東北大学国際放射光イノベーション・スマート研究センター 教授
(兼任)多元物質科学研究所 教授
高田 昌樹 Takata Masaki

1959年生まれ。広島大学理学部卒、同大学院博士課程単位取得退学。理学博士。名古屋大学助教授、高輝度光科学研究センター(JASRI/SPring-8)部門長、理化学研究所放射光科学総合研究センター副センター長を経て2015年より現職。2024年に青葉山新キャンパスに完成予定の次世代放射光施設、NanoTerasu(ナノテラス)の牽引役を地域パートナーの代表として務めてきた。SPring-8では、2008年ソフトマテリアル企業18社と我が国初の産学連携の放射光活用コンソーシアム(FSBL産学連合体)をSPring-8に設立。専用ビームラインを建設し、エナセーブ,エコピア,ブルーアースというエコタイヤの開発の成功を支えた。

PROFILE

東北大学大学院農学研究科・農芸化学専攻分子生物化学分野・教授
原田 昌彦 HARATA Masahiko

1962年生まれ。
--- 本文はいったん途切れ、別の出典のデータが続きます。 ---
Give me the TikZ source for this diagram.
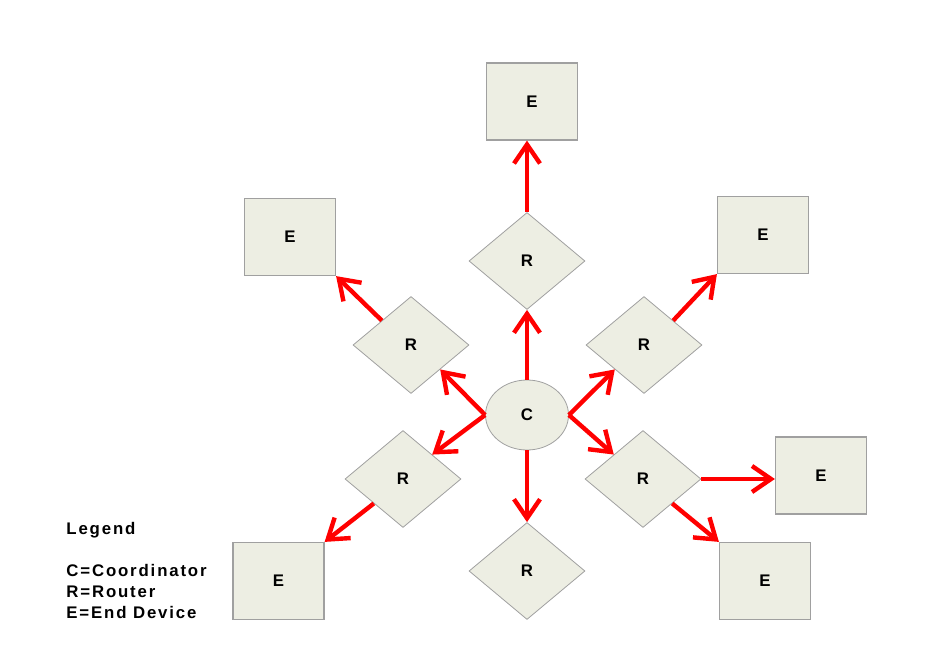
\documentclass[tikz,border=0pt]{standalone}
\usepackage{fontspec}
\setmainfont{Liberation Sans}
\usetikzlibrary{shapes.geometric, arrows.meta}
\definecolor{boxfill}{RGB}{237,238,227}
\definecolor{boxline}{RGB}{160,160,160}
\definecolor{linkred}{RGB}{255,0,0}

\begin{document}
\begin{tikzpicture}[x=0.5pt, y=-0.5pt, font=\bfseries\fontsize{8.4}{10}\selectfont,
  every node/.style={inner sep=0pt},
  enddev/.style={rectangle, draw=boxline, line width=0.6pt, fill=boxfill, minimum width=45.5pt, minimum height=38.5pt},
  router/.style={diamond, draw=boxline, line width=0.4pt, fill=boxfill, minimum width=58pt, minimum height=48.5pt},
  coord/.style={ellipse, draw=boxline, line width=0.4pt, fill=boxfill, minimum width=41.5pt, minimum height=35pt},
  link/.style={draw=linkred, line width=2.2pt, -{Straight Barb[length=9.5pt, width=13pt]}},
  legend/.style={anchor=base west, font=\bfseries\fontsize{8.4}{10}\selectfont\addfontfeature{LetterSpace=11}}]
  \useasboundingbox (0,0) rectangle (946,663);
  % coordinator
  \node[coord] (C) at (527,415) {C};
  % routers
  \node[router] (Rt) at (527,261) {R};
  \node[router] (Rul) at (411,345) {R};
  \node[router] (Rur) at (644,345) {R};
  \node[router] (Rll) at (403,479) {R};
  \node[router] (Rlr) at (643,479) {R};
  \node[router] (Rb) at (527,571) {R};
  % end devices
  \node[enddev] (Et) at (532,101.5) {E};
  \node[enddev] (Eul) at (290,237) {E};
  \node[enddev] (Eur) at (763,235) {E};
  \node[enddev] (Er) at (821,475.5) {E};
  \node[enddev] (Ebl) at (278.5,581) {E};
  \node[enddev] (Ebr) at (765,581) {E};
  % coordinator to routers
  \draw[link] (C.north) -- (Rt.south);
  \draw[link] (C.south) -- (Rb.north);
  \draw[link] (C.west) -- (Rul.south east);
  \draw[link] (C.west) -- (Rll.north east);
  \draw[link] (C.east) -- (Rur.south west);
  \draw[link] (C.east) -- (Rlr.north west);
  % routers to end devices
  \draw[link] (Rt.north) -- (Rt.north |- Et.south);
  \draw[link] (Rul.north west) -- (Eul.south east);
  \draw[link] (Rur.north east) -- (Eur.south west);
  \draw[link] (Rll.south west) -- (Ebl.north east);
  \draw[link] (Rlr.east) -- (Rlr.east -| Er.west);
  \draw[link] (Rlr.south east) -- (Ebr.north west);
  % legend
  \node[legend] (lgd) at (66,534) {Legend};
  \node[legend] (lgc) at (66,576) {C=Coordinator};
  \node[legend] (lgr) at (66,597) {R=Router};
  \node[legend] (lge) at (66,618) {E=End Device};
\end{tikzpicture}
\end{document}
東北大学理学部卒業、同農学研究科博士課程後期課程修了(農学博士)。東北大学農学研究科助手、准教授を経て、現職。この間、1992年~1994年にウィーン大学がん研究所助手。現在、国際放射光イノベーション・スマート研究センター(SRIS)農業・食品スマートラボ、およびソフトマテリアル研究拠点(AIMcS)を兼務。2021年に大学院農学研究科が設置した放射光生命農学センター(A-Sync)のセンター長として、農学の3つの中心テーマである「食料・健康・環境」の教育研究・産学連携・地域連携におけるナノテラス活用に取り組んでいる。